I doubt you could do the swap for $3k

The manual transmission in these cars is the M32.


----------



## cruzinred92 (Dec 4, 2013)

My advice, daily the cruze and get something else as a fun car. You will end up putting double what your budget is trying to get and swap the 1.4 with all the mods. Get yourself a shell civic or something and drop a b series in then boost.

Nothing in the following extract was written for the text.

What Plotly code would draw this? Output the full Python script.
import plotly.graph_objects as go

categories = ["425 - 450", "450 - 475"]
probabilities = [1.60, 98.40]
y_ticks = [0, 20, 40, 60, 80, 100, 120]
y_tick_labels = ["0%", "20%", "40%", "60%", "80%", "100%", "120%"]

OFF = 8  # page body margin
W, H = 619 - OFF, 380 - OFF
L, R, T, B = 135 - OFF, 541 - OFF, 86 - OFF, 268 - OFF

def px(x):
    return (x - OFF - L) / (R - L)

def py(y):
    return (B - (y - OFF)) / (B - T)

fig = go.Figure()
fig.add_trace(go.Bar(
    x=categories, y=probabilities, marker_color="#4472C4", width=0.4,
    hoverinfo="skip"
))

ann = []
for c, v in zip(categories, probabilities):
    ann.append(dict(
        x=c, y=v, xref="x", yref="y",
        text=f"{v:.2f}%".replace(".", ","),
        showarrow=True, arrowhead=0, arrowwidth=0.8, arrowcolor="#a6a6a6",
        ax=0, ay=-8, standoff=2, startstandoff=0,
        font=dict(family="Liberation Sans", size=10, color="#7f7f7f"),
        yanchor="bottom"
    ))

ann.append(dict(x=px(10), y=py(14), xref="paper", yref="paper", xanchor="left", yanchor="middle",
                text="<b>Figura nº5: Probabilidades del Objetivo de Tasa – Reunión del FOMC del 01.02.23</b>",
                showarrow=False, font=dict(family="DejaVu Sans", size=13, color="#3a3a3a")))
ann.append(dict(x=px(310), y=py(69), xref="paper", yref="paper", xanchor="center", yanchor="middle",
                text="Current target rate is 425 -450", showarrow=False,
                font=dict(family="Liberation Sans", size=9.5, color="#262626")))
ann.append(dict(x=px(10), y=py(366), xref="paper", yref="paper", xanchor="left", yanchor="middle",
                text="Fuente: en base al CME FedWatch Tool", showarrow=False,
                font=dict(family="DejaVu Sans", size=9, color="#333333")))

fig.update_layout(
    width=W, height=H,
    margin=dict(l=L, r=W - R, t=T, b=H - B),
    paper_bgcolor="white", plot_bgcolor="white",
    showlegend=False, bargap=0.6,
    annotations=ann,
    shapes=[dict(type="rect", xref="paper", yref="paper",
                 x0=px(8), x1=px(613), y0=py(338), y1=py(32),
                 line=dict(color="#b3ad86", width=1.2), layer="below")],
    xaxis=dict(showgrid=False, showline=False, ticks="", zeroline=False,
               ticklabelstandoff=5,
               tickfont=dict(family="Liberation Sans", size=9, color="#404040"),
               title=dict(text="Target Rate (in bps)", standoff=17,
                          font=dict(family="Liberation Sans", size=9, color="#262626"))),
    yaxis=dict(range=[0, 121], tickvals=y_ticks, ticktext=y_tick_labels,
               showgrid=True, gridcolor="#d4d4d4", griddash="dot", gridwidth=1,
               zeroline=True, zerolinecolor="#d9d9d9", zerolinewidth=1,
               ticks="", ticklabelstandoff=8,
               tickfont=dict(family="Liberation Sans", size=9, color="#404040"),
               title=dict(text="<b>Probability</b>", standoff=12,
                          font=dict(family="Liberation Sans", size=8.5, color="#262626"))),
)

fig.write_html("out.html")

That's just my .02

Sent from AutoGuide.com Free App


----------



## tracepk (Aug 20, 2013)

Yeah mate ya gotta understand and engine swap between N/A cars is one thing, but when you involve turbos and then talk about swapping to a high output turbo you're stepping into a whole new world of custom piping and tuning, To do what you want to do the RIGHT way ( so it doesnt blow up the first time you drive it) you're probably looking closer to $8-10k would actually probably be cheaper and more powerful in the long run to turbo the 1.8L.


----------



## SneakerFix (Jul 28, 2013)

Check out your last post should give you ideas. http://www.cruzetalk.com/forum/94-cruze-owner-projects/64986-more-power.html#post977794


----------



## Merc6 (Jun 8, 2013)

Settle with, trade in, or sell to buy something with turbo(s). Also take into consideration what you buy to boost or upgrade the factory boost. You can find a cheap car and find out the parts are expensive to mod or keep running. I have a feeling you may look into a 3800 s/c vehicle for the price they go for. If the person can't describe the bottle the supercharger oil comes in or the smell, dont buy it.


----------